At the start of the second series on 2 January 1961 the Radio Times published this article, though it actually tells you very little about the programme:


"From the outset listeners were quick to express their appreciation of this show, and its revival after so brief a lay-off is further proof of its popularity. Myles Rudge, who with Ronald Wolfe, writes the scripts of Something to Shout About did some pretty intensive investigations in the world of advertising before starring to write and, he says 'infiltrated into the offices of several of my friends in that line of business. Actually, to present that quite unique world as it really is would utterly bewildering to the uninitiated. Nobody would understand what was going on, and, if they did, they wouldn't believe it. Our show presents a sort of compromise.

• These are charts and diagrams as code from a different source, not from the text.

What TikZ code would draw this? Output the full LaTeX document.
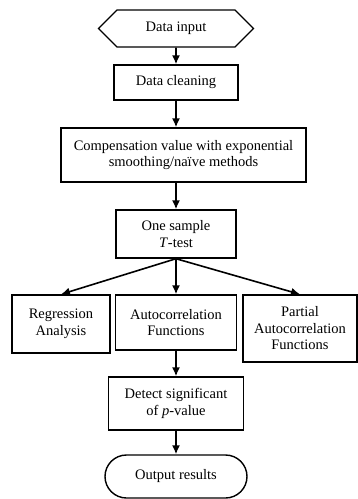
\documentclass[tikz,border=0pt]{standalone}
\usepackage{fontspec}
\setmainfont{Liberation Serif}
\usetikzlibrary{arrows.meta,shapes.symbols,shapes.misc}

\tikzset{
	stepbox/.style={draw, line width=1.4pt, align=center, inner sep=0pt},
	flow/.style={line width=1.6pt, -{Latex[length=9pt,width=8pt]}}
}

\begin{document}
\begin{tikzpicture}[x=1pt,y=-1pt,font=\fontsize{14.5}{16.5}\selectfont]
\useasboundingbox (0,0) rectangle (358,499);

%start and cleaning
\node[stepbox, signal, signal to=west and east, minimum width=155pt, minimum height=37pt] (input) at (176,28.5) {Data input};
\node[stepbox, minimum width=124pt, minimum height=35pt] (clean) at (176,82.5) {Data cleaning};

%compensation and test
\node[stepbox, minimum width=245pt, minimum height=54pt] (comp) at (183.5,155) {Compensation value with exponential\\smoothing/na\"ive methods};
\node[stepbox, minimum width=120pt, minimum height=48pt] (ttest) at (176,234) {One sample\\\textit{T}-test};

%three analyses
\node[stepbox, minimum width=98pt, minimum height=58pt] (regr) at (61,324) {Regression\\Analysis};
\node[stepbox, minimum width=121pt, minimum height=55pt] (acf) at (176,322.5) {Autocorrelation\\Functions};
\node[stepbox, minimum width=114pt, minimum height=67pt] (pacf) at (300,328.5) {Partial\\Autocorrelation\\Functions};

%end
\node[stepbox, minimum width=135pt, minimum height=53pt] (detect) at (176,403.5) {Detect significant\\of \textit{p}-value};
\node[stepbox, rounded rectangle, minimum width=142pt, minimum height=43pt] (output) at (176,476.5) {Output results};

%draw arrows
\draw[flow] (input) -- (clean);
\draw[flow] (clean.south) -- (clean.south |- comp.north);
\draw[flow] (comp.south -| ttest.north) -- (ttest.north);
\foreach \n in {regr,acf,pacf} {
	\draw[flow] (ttest.south) -- (\n.north);
}
\draw[flow] (acf) -- (detect);
\draw[flow] (detect) -- (output);
\end{tikzpicture}
\end{document}
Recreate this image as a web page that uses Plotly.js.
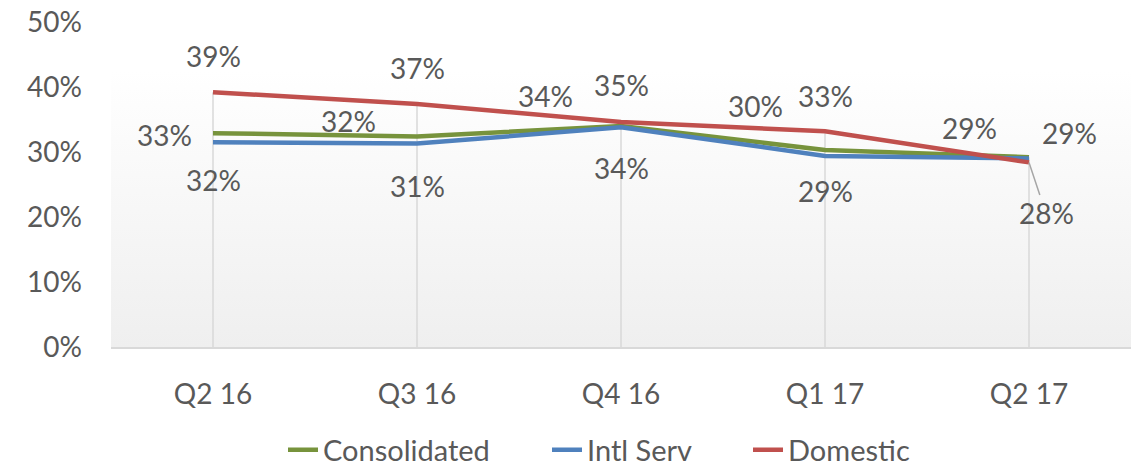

"As before Michael Medwin has three leading ladies, Eleanor Summerfield, Fenella Fielding and Joan Sims, and those who held their breath at the prospect of the sparks that could fly around the studio when three start comediennes were cast in the same show have been disappointed. the girls are the firmest of friends, and woe betide any of the men in the cast who don't keep in line. As Eleanor Summerfield puts it: 'If the men tread on any of our toes, we girls gang up on them, and they have a very rough time!'

Series 1 of Something to Shout About starts on BBC Radio 4 Extra on Friday 8 July at 8.30 am. You can read more about the programme on Laughterlog.

Tuesday 14 June 2016

Dear BBC, Why Oh Why...?

Having a moan about the BBC seems to be something of a national pastime. The corporation itself has long sought criticism, and praise, for its own output from TV viewers on Points of View (1961-71/79 to date). In this post I turn my attention to the radio equivalents.

Listeners to the BBC World Service were first invited to send in their letters to Hugh Tattersall when Letterbox was launched in 1965. By 1974 former The World This Weekend and You and Yours reporter Margaret Howard was welcoming the correspondence. The Letterbox theme (Handel?) and Margaret's warm voice became familiar to listeners worldwide for just over a decade. When World Service bosses cancelled Letterbox in April 1986 the programme's correspondents were far from happy. "It's our forum"  and we're "one big family of world-wide listeners" they protested.

Here is that final edition of Letterbox from 25 April 1986. The Radio iPlayer has four editions from the archive available to listen to again.

In the event the World Service did bring back a listeners' correspondence show almost a year later. In May 1987 the legendary Paddy Feeny was in the hot seat for Write On. Shorter, snappier and often calling BBC producers and bosses to account the programme continued with Dilly Barlow and others until 2006.

The World Service website has this second edition with Paddy from 13 May 1987.

In 23 March 2006 Write On was itself given the chop to be replaced by Over to You, which continues to this day. The last edition of Write On, presented by Penny Vine, is also online here.

The earliest available edition of Over to You - by now well and truly in the social media age, there's no mention of writing in - is from 20 April 2006. The presenter is Rajan Datar.

On the domestic side BBC Radio 4 has been airing listener's grievances on Feedback since 1979 but before that was Disgusted, Tunbridge Wells - a title that surely smacked of the Home Counties, you could almost hear Middle England dipping their nibs. Disgusted, Tunbridge Wells ran for nine months between February and November 1978 with the network controller Ian McIntyre hoping that fierce criticism "might have the tonic effect on complacent producers." The programme was dropped among accusations that presenter Derek Robinson betrayed too much "crusading egomania."

This edition, kindly sent to me by Richard Tucker, dates from Sunday 29 October 1978 and aims its sights on A Word in Edgeways, Any Questions? Radio 3 music policy and the "personality cult" of news presenters, with Peter Woon, head of news and current affairs, answering the criticisms.



The following year Feedback offered listeners the opportunity to send in their bouquets and brickbats though the programme aimed "as much to inform the audience about broadcasting matters as to provide an opportunity for airing criticism".  

Regular Feedback presenters have included Tom Vernon, Colin Semper, Susan Marling, Chris Dunkley and the present incumbent Roger Bolton.

Rewind to 10 March 1985 for this edition of Feedback with Colin Semper. Up for consideration are such minutiae as the use of "what" and Susan Rae's accent to the "blasphemy" of The Wordmiths at Gorsemere and that perennial issue of the licence fee.